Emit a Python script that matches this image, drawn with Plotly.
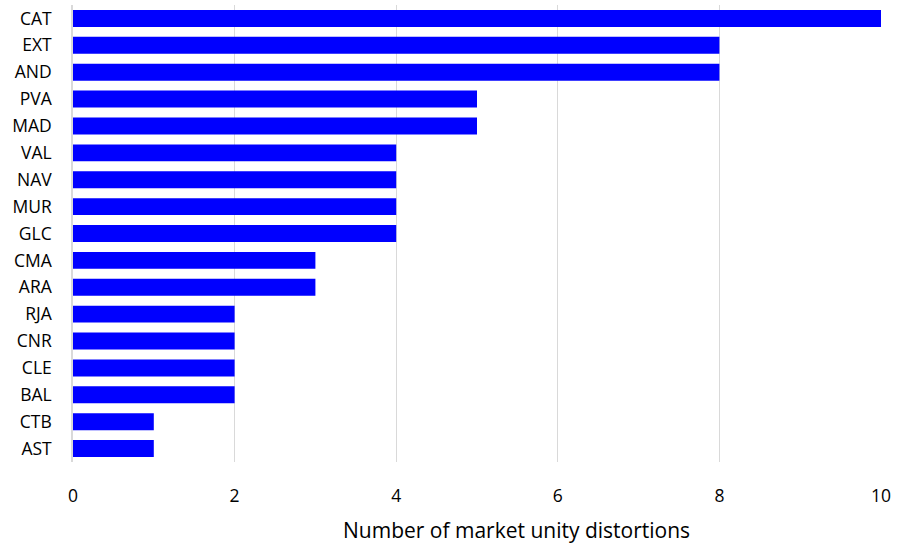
import plotly.graph_objects as go

regions = ["CAT", "EXT", "AND", "PVA", "MAD", "VAL", "NAV", "MUR", "GLC",
           "CMA", "ARA", "RJA", "CNR", "CLE", "BAL", "CTB", "AST"]
distortions = [10, 8, 8, 5, 5, 4, 4, 4, 4, 3, 3, 2, 2, 2, 2, 1, 1]
x_ticks = [0, 2, 4, 6, 8, 10]
x_title = "Number of market unity distortions"

fig = go.Figure(go.Bar(
    x=distortions, y=regions, orientation="h",
    marker=dict(color="#0000FF", line=dict(width=0)),
))

font = dict(family="Open Sans, Liberation Sans, sans-serif", size=17.5, color="#000000")
fig.update_layout(
    width=897, height=545,
    margin=dict(l=73, r=16, t=5, b=83),
    plot_bgcolor="white", paper_bgcolor="white",
    font=font, bargap=0.37, showlegend=False,
    xaxis=dict(range=[0, 10], tickvals=x_ticks, showgrid=True, gridcolor="#d9d9d9",
               gridwidth=1.3, zeroline=False, showline=False, ticklabelstandoff=21),
    yaxis=dict(categoryorder="array", categoryarray=regions[::-1], autorange=True,
               showgrid=False, zeroline=False, showline=True, linecolor="#d9d9d9",
               linewidth=1.5, ticklabelstandoff=16),
)
fig.add_annotation(text=x_title, xref="paper", yref="paper", x=0.5495, y=-0.149,
                   xanchor="center", yanchor="middle", showarrow=False,
                   font=dict(size=21))
fig.write_html("out.html")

┄┄┄┄┄┄┄┄┄┄┄┄┄┄┄┄┄┄┄┄

= What is asked =
Leave out the pictures and reproduce the rest of the listing exactly.

= Complete output =
Emit a Python script that matches this image, drawn with Plotly.
import plotly.graph_objects as go

regions = ["CAT", "EXT", "AND", "PVA", "MAD", "VAL", "NAV", "MUR", "GLC",
           "CMA", "ARA", "RJA", "CNR", "CLE", "BAL", "CTB", "AST"]
distortions = [10, 8, 8, 5, 5, 4, 4, 4, 4, 3, 3, 2, 2, 2, 2, 1, 1]
x_ticks = [0, 2, 4, 6, 8, 10]
x_title = "Number of market unity distortions"

fig = go.Figure(go.Bar(
    x=distortions, y=regions, orientation="h",
    marker=dict(color="#0000FF", line=dict(width=0)),
))

font = dict(family="Open Sans, Liberation Sans, sans-serif", size=17.5, color="#000000")
fig.update_layout(
    width=897, height=545,
    margin=dict(l=73, r=16, t=5, b=83),
    plot_bgcolor="white", paper_bgcolor="white",
    font=font, bargap=0.37, showlegend=False,
    xaxis=dict(range=[0, 10], tickvals=x_ticks, showgrid=True, gridcolor="#d9d9d9",
               gridwidth=1.3, zeroline=False, showline=False, ticklabelstandoff=21),
    yaxis=dict(categoryorder="array", categoryarray=regions[::-1], autorange=True,
               showgrid=False, zeroline=False, showline=True, linecolor="#d9d9d9",
               linewidth=1.5, ticklabelstandoff=16),
)
fig.add_annotation(text=x_title, xref="paper", yref="paper", x=0.5495, y=-0.149,
                   xanchor="center", yanchor="middle", showarrow=False,
                   font=dict(size=21))
fig.write_html("out.html")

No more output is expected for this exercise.